— start of Records supplied —

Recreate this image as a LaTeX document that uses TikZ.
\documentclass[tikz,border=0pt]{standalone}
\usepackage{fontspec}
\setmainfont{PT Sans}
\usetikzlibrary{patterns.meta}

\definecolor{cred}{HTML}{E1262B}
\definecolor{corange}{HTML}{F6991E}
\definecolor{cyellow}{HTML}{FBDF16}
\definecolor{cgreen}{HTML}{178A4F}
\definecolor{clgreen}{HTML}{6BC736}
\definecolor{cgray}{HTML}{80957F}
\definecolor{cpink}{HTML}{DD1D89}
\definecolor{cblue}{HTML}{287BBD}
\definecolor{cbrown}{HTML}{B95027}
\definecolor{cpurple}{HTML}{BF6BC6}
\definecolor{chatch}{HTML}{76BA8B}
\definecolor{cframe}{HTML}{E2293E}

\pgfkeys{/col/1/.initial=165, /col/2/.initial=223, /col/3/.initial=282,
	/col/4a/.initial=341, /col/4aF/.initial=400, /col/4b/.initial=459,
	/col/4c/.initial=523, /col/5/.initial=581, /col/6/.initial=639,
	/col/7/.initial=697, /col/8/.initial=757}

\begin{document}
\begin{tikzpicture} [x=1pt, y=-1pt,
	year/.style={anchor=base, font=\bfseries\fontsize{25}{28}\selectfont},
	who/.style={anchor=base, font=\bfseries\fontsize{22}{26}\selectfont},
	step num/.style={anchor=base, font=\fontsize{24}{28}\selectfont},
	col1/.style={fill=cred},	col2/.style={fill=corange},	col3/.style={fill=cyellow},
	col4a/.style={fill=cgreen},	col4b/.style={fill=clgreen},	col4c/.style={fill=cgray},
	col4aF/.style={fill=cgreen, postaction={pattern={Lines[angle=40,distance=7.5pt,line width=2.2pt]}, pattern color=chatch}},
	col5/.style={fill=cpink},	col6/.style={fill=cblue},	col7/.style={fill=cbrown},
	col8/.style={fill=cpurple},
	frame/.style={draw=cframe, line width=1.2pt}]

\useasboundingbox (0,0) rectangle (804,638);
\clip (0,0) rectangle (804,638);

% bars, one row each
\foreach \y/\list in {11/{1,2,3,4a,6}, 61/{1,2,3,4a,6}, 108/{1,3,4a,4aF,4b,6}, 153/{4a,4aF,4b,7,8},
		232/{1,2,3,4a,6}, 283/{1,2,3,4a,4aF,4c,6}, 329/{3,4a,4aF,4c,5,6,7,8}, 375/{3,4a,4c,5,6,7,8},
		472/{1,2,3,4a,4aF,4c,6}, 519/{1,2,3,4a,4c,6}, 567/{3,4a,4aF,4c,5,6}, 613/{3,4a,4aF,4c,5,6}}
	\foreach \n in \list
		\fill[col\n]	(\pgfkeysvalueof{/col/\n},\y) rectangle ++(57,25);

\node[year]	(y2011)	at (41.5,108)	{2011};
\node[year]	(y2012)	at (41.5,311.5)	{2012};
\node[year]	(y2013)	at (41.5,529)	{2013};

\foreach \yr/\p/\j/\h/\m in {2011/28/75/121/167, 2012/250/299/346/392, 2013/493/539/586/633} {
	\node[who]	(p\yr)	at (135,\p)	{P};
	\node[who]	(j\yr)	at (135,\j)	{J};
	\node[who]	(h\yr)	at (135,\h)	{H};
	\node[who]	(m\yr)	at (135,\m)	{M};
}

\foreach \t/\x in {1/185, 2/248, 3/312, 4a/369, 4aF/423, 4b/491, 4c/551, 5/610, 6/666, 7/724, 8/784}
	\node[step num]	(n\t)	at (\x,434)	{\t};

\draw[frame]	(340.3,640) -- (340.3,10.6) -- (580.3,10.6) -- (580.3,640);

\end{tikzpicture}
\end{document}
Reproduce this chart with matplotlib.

— end of Records supplied —

◆ Given request:
Output all of the data above without any alteration.

◆ The completed task:
Recreate this image as a LaTeX document that uses TikZ.
\documentclass[tikz,border=0pt]{standalone}
\usepackage{fontspec}
\setmainfont{PT Sans}
\usetikzlibrary{patterns.meta}

\definecolor{cred}{HTML}{E1262B}
\definecolor{corange}{HTML}{F6991E}
\definecolor{cyellow}{HTML}{FBDF16}
\definecolor{cgreen}{HTML}{178A4F}
\definecolor{clgreen}{HTML}{6BC736}
\definecolor{cgray}{HTML}{80957F}
\definecolor{cpink}{HTML}{DD1D89}
\definecolor{cblue}{HTML}{287BBD}
\definecolor{cbrown}{HTML}{B95027}
\definecolor{cpurple}{HTML}{BF6BC6}
\definecolor{chatch}{HTML}{76BA8B}
\definecolor{cframe}{HTML}{E2293E}

\pgfkeys{/col/1/.initial=165, /col/2/.initial=223, /col/3/.initial=282,
	/col/4a/.initial=341, /col/4aF/.initial=400, /col/4b/.initial=459,
	/col/4c/.initial=523, /col/5/.initial=581, /col/6/.initial=639,
	/col/7/.initial=697, /col/8/.initial=757}

\begin{document}
\begin{tikzpicture} [x=1pt, y=-1pt,
	year/.style={anchor=base, font=\bfseries\fontsize{25}{28}\selectfont},
	who/.style={anchor=base, font=\bfseries\fontsize{22}{26}\selectfont},
	step num/.style={anchor=base, font=\fontsize{24}{28}\selectfont},
	col1/.style={fill=cred},	col2/.style={fill=corange},	col3/.style={fill=cyellow},
	col4a/.style={fill=cgreen},	col4b/.style={fill=clgreen},	col4c/.style={fill=cgray},
	col4aF/.style={fill=cgreen, postaction={pattern={Lines[angle=40,distance=7.5pt,line width=2.2pt]}, pattern color=chatch}},
	col5/.style={fill=cpink},	col6/.style={fill=cblue},	col7/.style={fill=cbrown},
	col8/.style={fill=cpurple},
	frame/.style={draw=cframe, line width=1.2pt}]

\useasboundingbox (0,0) rectangle (804,638);
\clip (0,0) rectangle (804,638);

% bars, one row each
\foreach \y/\list in {11/{1,2,3,4a,6}, 61/{1,2,3,4a,6}, 108/{1,3,4a,4aF,4b,6}, 153/{4a,4aF,4b,7,8},
		232/{1,2,3,4a,6}, 283/{1,2,3,4a,4aF,4c,6}, 329/{3,4a,4aF,4c,5,6,7,8}, 375/{3,4a,4c,5,6,7,8},
		472/{1,2,3,4a,4aF,4c,6}, 519/{1,2,3,4a,4c,6}, 567/{3,4a,4aF,4c,5,6}, 613/{3,4a,4aF,4c,5,6}}
	\foreach \n in \list
		\fill[col\n]	(\pgfkeysvalueof{/col/\n},\y) rectangle ++(57,25);

\node[year]	(y2011)	at (41.5,108)	{2011};
\node[year]	(y2012)	at (41.5,311.5)	{2012};
\node[year]	(y2013)	at (41.5,529)	{2013};

\foreach \yr/\p/\j/\h/\m in {2011/28/75/121/167, 2012/250/299/346/392, 2013/493/539/586/633} {
	\node[who]	(p\yr)	at (135,\p)	{P};
	\node[who]	(j\yr)	at (135,\j)	{J};
	\node[who]	(h\yr)	at (135,\h)	{H};
	\node[who]	(m\yr)	at (135,\m)	{M};
}

\foreach \t/\x in {1/185, 2/248, 3/312, 4a/369, 4aF/423, 4b/491, 4c/551, 5/610, 6/666, 7/724, 8/784}
	\node[step num]	(n\t)	at (\x,434)	{\t};

\draw[frame]	(340.3,640) -- (340.3,10.6) -- (580.3,10.6) -- (580.3,640);

\end{tikzpicture}
\end{document}
Reproduce this chart with matplotlib.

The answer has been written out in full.